PROMPT =>
All lines below must be repeated exactly, with the pictures omitted.

INFORMATION SUPPLIED =>
================================

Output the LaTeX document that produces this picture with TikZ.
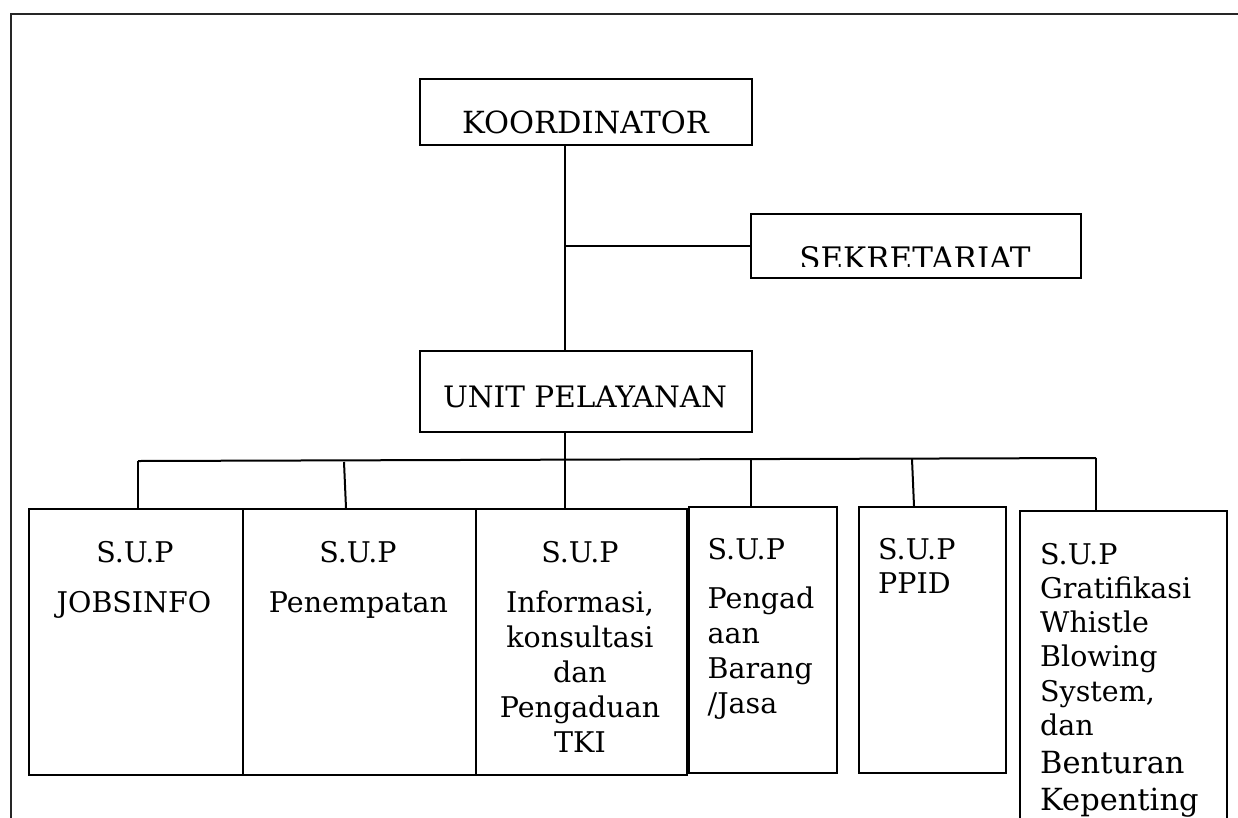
\documentclass[tikz,border=0pt]{standalone}
\usepackage{fontspec}
\setmainfont{DejaVu Serif}
\begin{document}
\begin{tikzpicture}[x=1pt,y=-1pt,
  box/.style={draw, line width=2pt, rectangle, inner sep=0pt, anchor=north west},
  conn/.style={line width=2pt},
  lbl/.style={inner sep=0pt, font=\fontsize{28.5}{35}\selectfont},
  big/.style={inner sep=0pt, font=\fontsize{30.5}{37}\selectfont}]
\useasboundingbox (0,0) rectangle (1238,817);
% outer frame (open to the right and bottom)
\draw[line width=2pt, black!85] (1245,14) -- (11,14) -- (11,825);

% boxes
\node[box, minimum width=332pt, minimum height=66pt] (k) at (419,78) {};
\node[box, minimum width=330pt, minimum height=64pt] (s) at (750,213) {};
\node[box, minimum width=332pt, minimum height=81pt] (u) at (419,350) {};
\node[box, minimum width=214pt, minimum height=266pt] (b1) at (28,508) {};
\node[box, minimum width=232.5pt, minimum height=266pt] (b2) at (242,508) {};
\node[box, minimum width=211.5pt, minimum height=266pt] (b3) at (474.5,508) {};
\node[box, minimum width=148pt, minimum height=266pt] (b4) at (688,506) {};
\node[box, minimum width=147pt, minimum height=266pt] (b5) at (858,506) {};
\node[box, minimum width=207pt, minimum height=330pt] (b6) at (1019,510) {};

% texts
\node[lbl, anchor=base, font=\fontsize{30.5}{35}\selectfont] (tk) at (585.5,133) {KOORDINATOR};
\begin{scope}
  \clip (750,200) rectangle (1080,266);
  \node[lbl, anchor=base, font=\fontsize{31}{35}\selectfont] (ts) at (915,269.5) {SEKRETARIAT};
\end{scope}
\node[lbl, anchor=base, font=\fontsize{29.5}{35}\selectfont] (tu) at (585,407) {UNIT PELAYANAN};

\node[lbl, anchor=base] (t1a) at (135,562) {S.U.P};
\node[lbl, anchor=base] (t1b) at (134,612) {JOBSINFO};
\node[lbl, anchor=base] (t2a) at (358,562) {S.U.P};
\node[lbl, anchor=base] (t2b) at (358.5,612) {Penempatan};
\node[lbl, anchor=base] (t3a) at (580,562) {S.U.P};
\node[lbl, anchor=base, align=center] (t3b) at (580,752) {Informasi,\\konsultasi\\dan\\Pengaduan\\TKI};
\node[lbl, anchor=base west] (t4a) at (707.5,559) {S.U.P};
\node[lbl, anchor=base west, align=left, font=\fontsize{28.5}{34.7}\selectfont] (t4b) at (707.5,713) {Pengad\\aan\\Barang\\/Jasa};
\node[lbl, anchor=base west, align=left, font=\fontsize{28.5}{34}\selectfont] (t5) at (878,593) {S.U.P\\PPID};
\node[lbl, anchor=base west, align=left, font=\fontsize{28.5}{34.3}\selectfont] (t6a) at (1040,735.5) {S.U.P\\Gratifikasi\\Whistle\\Blowing\\System,\\dan};
\node[big, anchor=base west, align=left] (t6b) at (1040,810) {Benturan\\Kepenting};

% connectors
\coordinate (j) at (565,246);
\draw[conn] (k.south -| j) -- (u.north -| j);
\draw[conn] (j) -- (s.west |- j);

\coordinate (d1) at (138,461);
\coordinate (d2) at (344,462);
\coordinate (d3) at (565,460);
\coordinate (d4) at (751,459);
\coordinate (d5) at (912,459);
\coordinate (d6) at (1096,458);
\draw[conn] (d1) -- (d6);
\draw[conn] (u.south -| d3) -- (b3.north -| d3);
\draw[conn] (d1) -- (b1.north -| d1);
\draw[conn] (d2) -- ([xshift=2pt]b2.north -| d2);
\draw[conn] (d4) -- (b4.north -| d4);
\draw[conn] (d5) -- ([xshift=2pt]b5.north -| d5);
\draw[conn] (d6) -- (b6.north -| d6);
\end{tikzpicture}
\end{document}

================================

COMPLETED TASK =>
Output the LaTeX document that produces this picture with TikZ.
\documentclass[tikz,border=0pt]{standalone}
\usepackage{fontspec}
\setmainfont{DejaVu Serif}
\begin{document}
\begin{tikzpicture}[x=1pt,y=-1pt,
  box/.style={draw, line width=2pt, rectangle, inner sep=0pt, anchor=north west},
  conn/.style={line width=2pt},
  lbl/.style={inner sep=0pt, font=\fontsize{28.5}{35}\selectfont},
  big/.style={inner sep=0pt, font=\fontsize{30.5}{37}\selectfont}]
\useasboundingbox (0,0) rectangle (1238,817);
% outer frame (open to the right and bottom)
\draw[line width=2pt, black!85] (1245,14) -- (11,14) -- (11,825);

% boxes
\node[box, minimum width=332pt, minimum height=66pt] (k) at (419,78) {};
\node[box, minimum width=330pt, minimum height=64pt] (s) at (750,213) {};
\node[box, minimum width=332pt, minimum height=81pt] (u) at (419,350) {};
\node[box, minimum width=214pt, minimum height=266pt] (b1) at (28,508) {};
\node[box, minimum width=232.5pt, minimum height=266pt] (b2) at (242,508) {};
\node[box, minimum width=211.5pt, minimum height=266pt] (b3) at (474.5,508) {};
\node[box, minimum width=148pt, minimum height=266pt] (b4) at (688,506) {};
\node[box, minimum width=147pt, minimum height=266pt] (b5) at (858,506) {};
\node[box, minimum width=207pt, minimum height=330pt] (b6) at (1019,510) {};

% texts
\node[lbl, anchor=base, font=\fontsize{30.5}{35}\selectfont] (tk) at (585.5,133) {KOORDINATOR};
\begin{scope}
  \clip (750,200) rectangle (1080,266);
  \node[lbl, anchor=base, font=\fontsize{31}{35}\selectfont] (ts) at (915,269.5) {SEKRETARIAT};
\end{scope}
\node[lbl, anchor=base, font=\fontsize{29.5}{35}\selectfont] (tu) at (585,407) {UNIT PELAYANAN};

\node[lbl, anchor=base] (t1a) at (135,562) {S.U.P};
\node[lbl, anchor=base] (t1b) at (134,612) {JOBSINFO};
\node[lbl, anchor=base] (t2a) at (358,562) {S.U.P};
\node[lbl, anchor=base] (t2b) at (358.5,612) {Penempatan};
\node[lbl, anchor=base] (t3a) at (580,562) {S.U.P};
\node[lbl, anchor=base, align=center] (t3b) at (580,752) {Informasi,\\konsultasi\\dan\\Pengaduan\\TKI};
\node[lbl, anchor=base west] (t4a) at (707.5,559) {S.U.P};
\node[lbl, anchor=base west, align=left, font=\fontsize{28.5}{34.7}\selectfont] (t4b) at (707.5,713) {Pengad\\aan\\Barang\\/Jasa};
\node[lbl, anchor=base west, align=left, font=\fontsize{28.5}{34}\selectfont] (t5) at (878,593) {S.U.P\\PPID};
\node[lbl, anchor=base west, align=left, font=\fontsize{28.5}{34.3}\selectfont] (t6a) at (1040,735.5) {S.U.P\\Gratifikasi\\Whistle\\Blowing\\System,\\dan};
\node[big, anchor=base west, align=left] (t6b) at (1040,810) {Benturan\\Kepenting};

% connectors
\coordinate (j) at (565,246);
\draw[conn] (k.south -| j) -- (u.north -| j);
\draw[conn] (j) -- (s.west |- j);

\coordinate (d1) at (138,461);
\coordinate (d2) at (344,462);
\coordinate (d3) at (565,460);
\coordinate (d4) at (751,459);
\coordinate (d5) at (912,459);
\coordinate (d6) at (1096,458);
\draw[conn] (d1) -- (d6);
\draw[conn] (u.south -| d3) -- (b3.north -| d3);
\draw[conn] (d1) -- (b1.north -| d1);
\draw[conn] (d2) -- ([xshift=2pt]b2.north -| d2);
\draw[conn] (d4) -- (b4.north -| d4);
\draw[conn] (d5) -- ([xshift=2pt]b5.north -| d5);
\draw[conn] (d6) -- (b6.north -| d6);
\end{tikzpicture}
\end{document}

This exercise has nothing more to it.